Bronce
Por Manuel Quaranta
Mis días, todos iguales,
no han debido, inesperadamente, ser divididos, y para siempre, por esa
herida. Aunque desde el lugar en donde estás –la madurez–
se sepa que alguna vez, una mañana, en el espejo
de todos los días ya no se es, oh cambios, el mismo.
Ya no se es el que se era ni el que se creía ser sino otro.
Los años han de parecer, desde donde estas, cicatrices,
y el tiempo un cuchillo.
Una placa de bronce colocada en cualquier tumba de cualquier cementerio indica la urgencia por retener en la memoria el espíritu del difunto. En este sentido el bronce es símbolo inequívoco de la desesperación humana ante la inocencia del devenir: el tiempo pasa también para los muertos.
La película rosarina –¿es, efectivamente, necesario el gentilicio?– Bronce, dirigida por Claudio Perrin, prescinde de la anécdota. O quizás narra la historia de una tensión que viene, consistente, desarrollándose desde hace al menos 2500 años: devenir y permanencia. Heráclito o Parménides.
Estatuas, bronce, cementerio, telarañas; el tiempo, irremediable, transcurre, pero a la vez parece, vacilante, detenido.
Algo del orden de un duelo imposible de tramitar se nos presenta apenas comienza la película: Berta se para frente al sepulcro de su madre y, tierna, le habla: “Me puse la camisita que me regalaste”; la vitalidad de los muertos en todo su espesor. Niña y mujer –indistinguibles– desgarradas por la sustancia de la que estamos hechos.
¿De qué estamos hechos?
Bronce hace significar a partir de los procedimientos cinematográficos, trabaja ese lenguaje postergando la construcción de una historia, las imágenes, la luz, las sombras, los ruidos, los silencios, elementos determinantes a la hora de generar un sentido.

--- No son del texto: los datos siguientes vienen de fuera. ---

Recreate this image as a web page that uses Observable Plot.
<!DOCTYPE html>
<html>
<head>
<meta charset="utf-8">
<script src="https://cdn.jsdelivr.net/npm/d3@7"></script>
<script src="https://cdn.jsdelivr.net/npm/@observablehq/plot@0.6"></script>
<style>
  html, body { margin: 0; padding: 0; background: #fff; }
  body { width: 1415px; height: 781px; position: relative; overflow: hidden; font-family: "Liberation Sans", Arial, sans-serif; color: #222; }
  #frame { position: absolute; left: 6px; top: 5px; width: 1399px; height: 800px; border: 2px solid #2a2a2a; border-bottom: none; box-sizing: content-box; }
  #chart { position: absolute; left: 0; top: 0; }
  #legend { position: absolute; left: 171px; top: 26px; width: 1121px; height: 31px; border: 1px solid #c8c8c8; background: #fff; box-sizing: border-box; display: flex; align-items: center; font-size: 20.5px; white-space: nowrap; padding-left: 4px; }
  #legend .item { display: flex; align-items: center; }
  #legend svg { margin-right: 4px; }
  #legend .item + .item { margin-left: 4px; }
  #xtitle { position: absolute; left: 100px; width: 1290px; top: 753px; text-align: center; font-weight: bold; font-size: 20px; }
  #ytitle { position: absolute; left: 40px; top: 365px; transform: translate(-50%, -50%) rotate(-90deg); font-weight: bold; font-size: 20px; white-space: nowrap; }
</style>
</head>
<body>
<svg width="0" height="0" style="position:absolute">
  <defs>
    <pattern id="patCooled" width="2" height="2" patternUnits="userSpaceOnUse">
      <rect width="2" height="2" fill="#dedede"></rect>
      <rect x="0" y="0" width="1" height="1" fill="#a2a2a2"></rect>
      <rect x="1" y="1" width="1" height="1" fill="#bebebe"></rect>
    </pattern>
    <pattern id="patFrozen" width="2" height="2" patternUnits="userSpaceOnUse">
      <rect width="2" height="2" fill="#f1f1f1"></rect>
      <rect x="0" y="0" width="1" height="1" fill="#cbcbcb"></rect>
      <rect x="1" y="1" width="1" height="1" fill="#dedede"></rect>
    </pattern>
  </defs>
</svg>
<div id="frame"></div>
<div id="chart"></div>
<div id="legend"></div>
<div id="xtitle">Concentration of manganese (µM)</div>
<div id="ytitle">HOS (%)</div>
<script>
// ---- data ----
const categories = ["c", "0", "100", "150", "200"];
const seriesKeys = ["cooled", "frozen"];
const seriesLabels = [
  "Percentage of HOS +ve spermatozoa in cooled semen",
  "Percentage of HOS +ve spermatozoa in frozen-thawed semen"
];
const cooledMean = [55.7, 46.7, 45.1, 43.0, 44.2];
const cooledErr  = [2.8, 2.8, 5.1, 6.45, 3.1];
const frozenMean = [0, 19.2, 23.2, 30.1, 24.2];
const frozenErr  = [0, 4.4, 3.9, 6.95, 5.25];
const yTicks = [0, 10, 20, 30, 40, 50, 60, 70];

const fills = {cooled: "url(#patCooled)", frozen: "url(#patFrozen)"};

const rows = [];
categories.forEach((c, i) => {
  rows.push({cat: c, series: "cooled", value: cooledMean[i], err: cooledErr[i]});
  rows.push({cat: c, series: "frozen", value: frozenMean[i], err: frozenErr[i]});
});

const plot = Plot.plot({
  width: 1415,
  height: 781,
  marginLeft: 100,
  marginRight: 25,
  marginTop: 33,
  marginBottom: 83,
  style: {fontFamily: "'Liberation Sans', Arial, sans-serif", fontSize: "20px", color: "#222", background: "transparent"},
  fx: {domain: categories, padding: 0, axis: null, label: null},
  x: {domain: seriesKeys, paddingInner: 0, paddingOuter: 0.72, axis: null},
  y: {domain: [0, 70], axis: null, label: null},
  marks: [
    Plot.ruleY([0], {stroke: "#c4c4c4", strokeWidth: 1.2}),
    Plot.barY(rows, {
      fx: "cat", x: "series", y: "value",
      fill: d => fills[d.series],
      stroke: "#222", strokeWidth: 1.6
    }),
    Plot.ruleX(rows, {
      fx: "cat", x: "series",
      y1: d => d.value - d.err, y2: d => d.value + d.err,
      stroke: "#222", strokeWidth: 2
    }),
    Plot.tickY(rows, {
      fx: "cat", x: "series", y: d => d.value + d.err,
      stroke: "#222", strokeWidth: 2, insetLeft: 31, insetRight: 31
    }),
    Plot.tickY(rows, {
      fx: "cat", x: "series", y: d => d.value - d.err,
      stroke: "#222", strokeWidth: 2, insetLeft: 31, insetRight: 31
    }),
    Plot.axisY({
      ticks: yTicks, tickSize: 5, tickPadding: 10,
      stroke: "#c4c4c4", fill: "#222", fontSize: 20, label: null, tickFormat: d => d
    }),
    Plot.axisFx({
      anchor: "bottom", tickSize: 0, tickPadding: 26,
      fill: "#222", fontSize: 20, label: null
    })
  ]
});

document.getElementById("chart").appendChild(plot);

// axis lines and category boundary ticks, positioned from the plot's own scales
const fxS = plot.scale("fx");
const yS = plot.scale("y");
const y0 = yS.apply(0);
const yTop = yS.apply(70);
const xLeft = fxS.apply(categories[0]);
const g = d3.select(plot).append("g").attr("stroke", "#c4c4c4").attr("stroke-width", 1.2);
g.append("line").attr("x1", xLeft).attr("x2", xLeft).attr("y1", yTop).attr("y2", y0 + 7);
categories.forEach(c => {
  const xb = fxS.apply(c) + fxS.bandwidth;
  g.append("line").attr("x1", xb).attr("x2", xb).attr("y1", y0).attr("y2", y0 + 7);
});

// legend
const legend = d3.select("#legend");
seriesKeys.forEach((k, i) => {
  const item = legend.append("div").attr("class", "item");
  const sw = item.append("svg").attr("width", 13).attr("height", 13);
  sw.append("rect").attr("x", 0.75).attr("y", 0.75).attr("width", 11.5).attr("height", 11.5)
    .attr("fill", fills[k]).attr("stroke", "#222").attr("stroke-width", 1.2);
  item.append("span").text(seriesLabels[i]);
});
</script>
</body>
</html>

Por ejemplo las flores. En la camisa de ella, en la de su hermano Horacio, flores en la tumba, símbolo unánime de un apogeo cuyo final anunciado es marchitarse. Somos flores. Vida y muerte. O el rio, metáfora de que todo fluye, del paso inexorable del tiempo. Y a la vez, justo frente al río, Horacio diciendo:
“Está todo igual esto […] Dejaste todo como cuando éramos pendejos”.

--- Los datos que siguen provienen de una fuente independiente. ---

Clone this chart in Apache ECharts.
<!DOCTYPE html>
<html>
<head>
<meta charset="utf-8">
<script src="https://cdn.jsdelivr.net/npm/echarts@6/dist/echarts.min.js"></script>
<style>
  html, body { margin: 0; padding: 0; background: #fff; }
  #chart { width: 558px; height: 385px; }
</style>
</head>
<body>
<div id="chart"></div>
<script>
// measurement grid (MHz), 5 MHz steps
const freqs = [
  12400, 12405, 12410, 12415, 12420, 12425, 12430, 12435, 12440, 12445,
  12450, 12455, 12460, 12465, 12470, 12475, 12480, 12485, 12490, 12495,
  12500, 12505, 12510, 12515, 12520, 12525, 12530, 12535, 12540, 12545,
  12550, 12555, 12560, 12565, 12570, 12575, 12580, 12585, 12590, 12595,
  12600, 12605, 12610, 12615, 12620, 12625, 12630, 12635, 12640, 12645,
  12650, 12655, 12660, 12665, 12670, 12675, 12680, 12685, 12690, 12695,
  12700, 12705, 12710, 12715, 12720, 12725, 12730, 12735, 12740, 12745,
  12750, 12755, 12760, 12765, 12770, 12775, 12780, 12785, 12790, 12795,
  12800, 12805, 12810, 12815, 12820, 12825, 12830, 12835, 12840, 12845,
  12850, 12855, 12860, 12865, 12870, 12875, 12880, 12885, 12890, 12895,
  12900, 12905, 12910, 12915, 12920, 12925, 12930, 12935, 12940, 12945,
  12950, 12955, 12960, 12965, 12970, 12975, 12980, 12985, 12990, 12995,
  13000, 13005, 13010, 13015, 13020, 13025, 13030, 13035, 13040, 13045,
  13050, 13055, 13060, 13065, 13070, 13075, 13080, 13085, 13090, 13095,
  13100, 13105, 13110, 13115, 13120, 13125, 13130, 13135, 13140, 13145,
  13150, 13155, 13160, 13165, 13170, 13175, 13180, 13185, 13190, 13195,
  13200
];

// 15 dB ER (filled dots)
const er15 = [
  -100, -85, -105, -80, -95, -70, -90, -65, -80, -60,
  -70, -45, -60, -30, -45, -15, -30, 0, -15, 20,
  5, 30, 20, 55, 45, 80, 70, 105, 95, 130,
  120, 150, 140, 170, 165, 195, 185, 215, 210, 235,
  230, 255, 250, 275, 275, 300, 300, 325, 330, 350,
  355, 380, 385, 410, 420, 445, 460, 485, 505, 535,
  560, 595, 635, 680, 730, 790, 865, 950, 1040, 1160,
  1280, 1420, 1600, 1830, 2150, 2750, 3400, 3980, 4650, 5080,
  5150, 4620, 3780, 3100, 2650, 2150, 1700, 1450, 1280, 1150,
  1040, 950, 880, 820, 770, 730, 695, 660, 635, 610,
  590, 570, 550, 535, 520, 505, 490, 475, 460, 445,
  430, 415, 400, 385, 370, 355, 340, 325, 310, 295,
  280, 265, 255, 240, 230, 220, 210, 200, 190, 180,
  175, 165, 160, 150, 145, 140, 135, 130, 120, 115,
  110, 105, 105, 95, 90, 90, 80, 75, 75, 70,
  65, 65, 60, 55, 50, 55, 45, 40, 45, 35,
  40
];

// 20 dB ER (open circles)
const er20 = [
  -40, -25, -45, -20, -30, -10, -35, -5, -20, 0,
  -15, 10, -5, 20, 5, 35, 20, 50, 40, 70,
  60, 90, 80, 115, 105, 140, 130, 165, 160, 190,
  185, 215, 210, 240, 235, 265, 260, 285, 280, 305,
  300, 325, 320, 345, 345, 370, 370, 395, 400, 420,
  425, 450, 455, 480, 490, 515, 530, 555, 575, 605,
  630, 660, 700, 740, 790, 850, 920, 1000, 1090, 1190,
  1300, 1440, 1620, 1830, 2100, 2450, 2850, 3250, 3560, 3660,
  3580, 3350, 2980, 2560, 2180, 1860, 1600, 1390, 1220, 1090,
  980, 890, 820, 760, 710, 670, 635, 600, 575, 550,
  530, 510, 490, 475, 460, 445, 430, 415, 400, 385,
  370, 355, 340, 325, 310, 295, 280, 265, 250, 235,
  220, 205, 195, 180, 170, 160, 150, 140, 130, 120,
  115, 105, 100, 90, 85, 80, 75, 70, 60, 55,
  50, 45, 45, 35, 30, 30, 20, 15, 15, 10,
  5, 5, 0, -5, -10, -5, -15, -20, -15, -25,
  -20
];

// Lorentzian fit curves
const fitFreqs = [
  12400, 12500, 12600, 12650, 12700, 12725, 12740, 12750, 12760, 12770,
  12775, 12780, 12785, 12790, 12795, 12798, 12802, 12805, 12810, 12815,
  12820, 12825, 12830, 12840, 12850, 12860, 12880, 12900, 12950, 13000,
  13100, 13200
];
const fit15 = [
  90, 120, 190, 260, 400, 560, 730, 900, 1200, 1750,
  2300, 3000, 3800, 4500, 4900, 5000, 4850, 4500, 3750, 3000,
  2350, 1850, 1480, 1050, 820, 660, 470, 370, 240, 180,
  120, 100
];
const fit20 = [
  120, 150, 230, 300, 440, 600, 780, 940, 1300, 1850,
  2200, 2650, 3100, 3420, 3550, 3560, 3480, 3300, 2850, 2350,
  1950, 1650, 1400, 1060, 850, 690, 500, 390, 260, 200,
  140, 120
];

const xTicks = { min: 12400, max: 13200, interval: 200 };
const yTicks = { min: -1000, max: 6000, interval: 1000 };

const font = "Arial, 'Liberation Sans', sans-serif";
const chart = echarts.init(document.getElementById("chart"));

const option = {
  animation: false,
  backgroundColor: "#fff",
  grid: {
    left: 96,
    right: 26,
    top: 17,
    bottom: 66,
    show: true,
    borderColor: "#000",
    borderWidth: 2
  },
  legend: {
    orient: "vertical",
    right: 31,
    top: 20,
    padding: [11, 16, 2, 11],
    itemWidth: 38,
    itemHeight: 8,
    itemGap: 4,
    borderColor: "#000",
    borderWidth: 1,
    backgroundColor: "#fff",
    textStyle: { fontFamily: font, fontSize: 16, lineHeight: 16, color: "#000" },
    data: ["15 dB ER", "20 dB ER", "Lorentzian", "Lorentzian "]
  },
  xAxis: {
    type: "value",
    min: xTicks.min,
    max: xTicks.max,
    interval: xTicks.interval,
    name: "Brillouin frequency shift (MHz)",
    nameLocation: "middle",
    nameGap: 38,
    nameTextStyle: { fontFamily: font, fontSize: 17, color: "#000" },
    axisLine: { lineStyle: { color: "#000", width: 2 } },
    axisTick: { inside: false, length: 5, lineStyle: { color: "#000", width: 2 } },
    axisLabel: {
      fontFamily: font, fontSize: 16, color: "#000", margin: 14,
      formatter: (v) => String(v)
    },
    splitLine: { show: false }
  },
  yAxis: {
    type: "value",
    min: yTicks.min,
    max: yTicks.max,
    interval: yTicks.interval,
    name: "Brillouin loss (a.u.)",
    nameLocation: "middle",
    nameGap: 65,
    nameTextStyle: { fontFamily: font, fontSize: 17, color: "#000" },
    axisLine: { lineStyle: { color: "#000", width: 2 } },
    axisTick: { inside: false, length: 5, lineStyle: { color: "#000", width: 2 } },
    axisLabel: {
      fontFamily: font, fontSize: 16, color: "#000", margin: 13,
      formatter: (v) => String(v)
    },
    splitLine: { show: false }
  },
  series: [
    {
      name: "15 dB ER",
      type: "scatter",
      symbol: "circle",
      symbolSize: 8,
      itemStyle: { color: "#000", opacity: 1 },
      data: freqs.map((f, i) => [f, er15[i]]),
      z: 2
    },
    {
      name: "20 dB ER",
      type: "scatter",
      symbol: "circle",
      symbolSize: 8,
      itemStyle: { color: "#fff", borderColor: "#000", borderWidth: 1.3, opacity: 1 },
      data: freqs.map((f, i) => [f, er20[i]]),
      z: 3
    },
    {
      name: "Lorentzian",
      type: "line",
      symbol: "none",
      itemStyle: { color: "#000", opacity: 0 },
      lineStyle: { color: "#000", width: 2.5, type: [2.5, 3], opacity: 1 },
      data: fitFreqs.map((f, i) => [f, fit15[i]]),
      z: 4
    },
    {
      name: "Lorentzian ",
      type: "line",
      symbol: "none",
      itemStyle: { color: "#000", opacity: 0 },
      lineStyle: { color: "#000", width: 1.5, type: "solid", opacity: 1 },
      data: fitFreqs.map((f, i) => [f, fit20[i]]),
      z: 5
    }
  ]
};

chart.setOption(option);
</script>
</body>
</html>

Un tiempo detenido, un hastío arcaico ante la existencia. Rodeados de objetos antiguos. Memorias de un pasado irrecuperable.

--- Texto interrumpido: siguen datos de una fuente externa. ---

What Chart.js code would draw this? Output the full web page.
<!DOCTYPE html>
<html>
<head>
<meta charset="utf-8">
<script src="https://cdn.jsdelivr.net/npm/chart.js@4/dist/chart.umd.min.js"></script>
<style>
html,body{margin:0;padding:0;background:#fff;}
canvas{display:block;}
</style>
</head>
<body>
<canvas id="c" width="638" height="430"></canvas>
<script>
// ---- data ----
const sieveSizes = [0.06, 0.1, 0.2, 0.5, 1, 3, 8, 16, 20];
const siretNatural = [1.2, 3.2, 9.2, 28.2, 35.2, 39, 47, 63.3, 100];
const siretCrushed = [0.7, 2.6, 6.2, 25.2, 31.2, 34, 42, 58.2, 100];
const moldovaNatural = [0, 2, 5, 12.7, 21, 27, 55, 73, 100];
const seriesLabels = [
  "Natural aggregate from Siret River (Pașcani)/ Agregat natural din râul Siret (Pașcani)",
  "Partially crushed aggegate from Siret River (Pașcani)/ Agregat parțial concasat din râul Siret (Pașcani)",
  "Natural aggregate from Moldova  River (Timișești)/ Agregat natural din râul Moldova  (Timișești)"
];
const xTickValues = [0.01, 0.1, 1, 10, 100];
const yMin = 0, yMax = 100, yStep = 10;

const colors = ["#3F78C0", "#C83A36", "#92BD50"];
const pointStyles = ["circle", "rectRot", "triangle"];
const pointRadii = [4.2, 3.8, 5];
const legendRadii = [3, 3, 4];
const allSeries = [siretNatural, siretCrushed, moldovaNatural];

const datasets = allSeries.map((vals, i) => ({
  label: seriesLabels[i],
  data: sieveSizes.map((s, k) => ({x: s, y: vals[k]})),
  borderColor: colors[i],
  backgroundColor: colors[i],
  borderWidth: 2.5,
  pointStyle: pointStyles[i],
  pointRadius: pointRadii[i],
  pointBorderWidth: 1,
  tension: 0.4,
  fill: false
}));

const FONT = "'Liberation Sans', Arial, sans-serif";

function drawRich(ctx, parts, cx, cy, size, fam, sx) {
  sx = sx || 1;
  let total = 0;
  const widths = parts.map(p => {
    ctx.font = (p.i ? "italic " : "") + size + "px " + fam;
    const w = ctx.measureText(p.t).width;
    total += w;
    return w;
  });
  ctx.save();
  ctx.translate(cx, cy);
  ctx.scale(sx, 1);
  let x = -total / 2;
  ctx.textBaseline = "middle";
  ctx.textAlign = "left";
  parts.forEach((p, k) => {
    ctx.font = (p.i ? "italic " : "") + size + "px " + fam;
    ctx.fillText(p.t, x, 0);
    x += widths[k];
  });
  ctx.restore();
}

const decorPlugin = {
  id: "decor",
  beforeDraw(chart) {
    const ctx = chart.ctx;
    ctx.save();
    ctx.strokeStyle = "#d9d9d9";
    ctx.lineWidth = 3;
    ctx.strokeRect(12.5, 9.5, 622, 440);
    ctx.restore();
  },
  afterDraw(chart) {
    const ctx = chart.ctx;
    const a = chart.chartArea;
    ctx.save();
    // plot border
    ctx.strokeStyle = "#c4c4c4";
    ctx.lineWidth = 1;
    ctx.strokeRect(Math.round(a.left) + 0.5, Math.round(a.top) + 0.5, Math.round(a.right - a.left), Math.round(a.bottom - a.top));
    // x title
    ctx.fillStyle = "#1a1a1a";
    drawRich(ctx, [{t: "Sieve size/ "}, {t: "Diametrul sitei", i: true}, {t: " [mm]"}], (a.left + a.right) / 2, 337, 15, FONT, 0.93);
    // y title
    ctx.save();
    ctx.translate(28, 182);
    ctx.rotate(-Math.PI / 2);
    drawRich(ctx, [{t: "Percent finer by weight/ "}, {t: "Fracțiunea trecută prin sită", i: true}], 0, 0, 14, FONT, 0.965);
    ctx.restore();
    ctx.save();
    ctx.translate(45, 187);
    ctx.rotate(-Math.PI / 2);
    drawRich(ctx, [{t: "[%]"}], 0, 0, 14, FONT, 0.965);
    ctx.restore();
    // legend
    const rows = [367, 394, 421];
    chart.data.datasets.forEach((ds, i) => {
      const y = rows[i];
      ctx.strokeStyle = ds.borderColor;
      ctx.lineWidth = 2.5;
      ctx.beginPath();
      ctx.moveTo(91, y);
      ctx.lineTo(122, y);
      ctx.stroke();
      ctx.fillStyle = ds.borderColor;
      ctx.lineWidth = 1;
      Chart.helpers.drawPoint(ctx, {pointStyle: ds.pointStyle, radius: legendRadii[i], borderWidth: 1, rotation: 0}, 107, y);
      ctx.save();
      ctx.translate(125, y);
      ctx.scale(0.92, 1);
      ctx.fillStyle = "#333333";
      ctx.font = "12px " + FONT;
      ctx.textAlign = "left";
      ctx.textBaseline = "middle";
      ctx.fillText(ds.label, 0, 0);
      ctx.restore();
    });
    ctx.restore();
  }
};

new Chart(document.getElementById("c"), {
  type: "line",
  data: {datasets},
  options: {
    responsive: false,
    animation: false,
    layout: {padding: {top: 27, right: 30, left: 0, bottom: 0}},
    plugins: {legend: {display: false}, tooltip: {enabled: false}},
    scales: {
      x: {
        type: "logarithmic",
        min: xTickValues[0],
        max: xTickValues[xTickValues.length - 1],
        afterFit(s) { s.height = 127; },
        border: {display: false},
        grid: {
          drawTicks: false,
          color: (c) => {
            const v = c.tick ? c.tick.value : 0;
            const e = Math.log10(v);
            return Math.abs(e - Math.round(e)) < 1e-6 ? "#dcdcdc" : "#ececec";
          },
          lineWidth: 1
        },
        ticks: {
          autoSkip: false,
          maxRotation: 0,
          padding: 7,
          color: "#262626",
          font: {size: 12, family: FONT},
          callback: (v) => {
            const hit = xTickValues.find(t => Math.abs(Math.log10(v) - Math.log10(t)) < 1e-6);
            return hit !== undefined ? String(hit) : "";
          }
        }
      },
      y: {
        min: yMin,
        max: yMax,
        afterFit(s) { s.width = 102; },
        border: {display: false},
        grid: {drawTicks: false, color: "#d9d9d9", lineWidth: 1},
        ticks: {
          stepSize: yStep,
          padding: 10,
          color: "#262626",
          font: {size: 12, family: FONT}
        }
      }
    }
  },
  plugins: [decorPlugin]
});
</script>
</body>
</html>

¿Dónde viven los hermanos? ¿En qué tiempo?
El mar, las estrellas –parecen fijas pero están en movimiento, parecen brillantes pero pueden estar muertas–, los viajes, todo, concluye Berta, “para soñar con otra vida”, ya que el olor del dolor del pasado impregna cada intento de dar un paso. Allí los muertos triunfan, sin embargo la tensión no se deshace.
Y la tensión alcanza un momento cumbre cuando los hermanos –en realidad, hermanastros– consuman la relación incestuosa que viene, densa, desplegándose desde que eran adolescentes. Un incesto necesario para mantener, efectiva, esa tensión entre pasado y presente, muerte y vida que nunca se logra desarmar.
(Entre paréntesis. Todo significa algo en Bronce. Incluso los errores. Cuando Berta le ofrece un mojito a su hermano él entiende mal y le pregunta “¿Qué es un mojico?”. En esta vieja tensión sexual entre ambos el error cobra sentido: cojimo’).
La noche termina.
Despunta un nuevo día. Un nuevo ciclo.
¿Esperanza?
Ella amanece, y ya está con los ojos abiertos.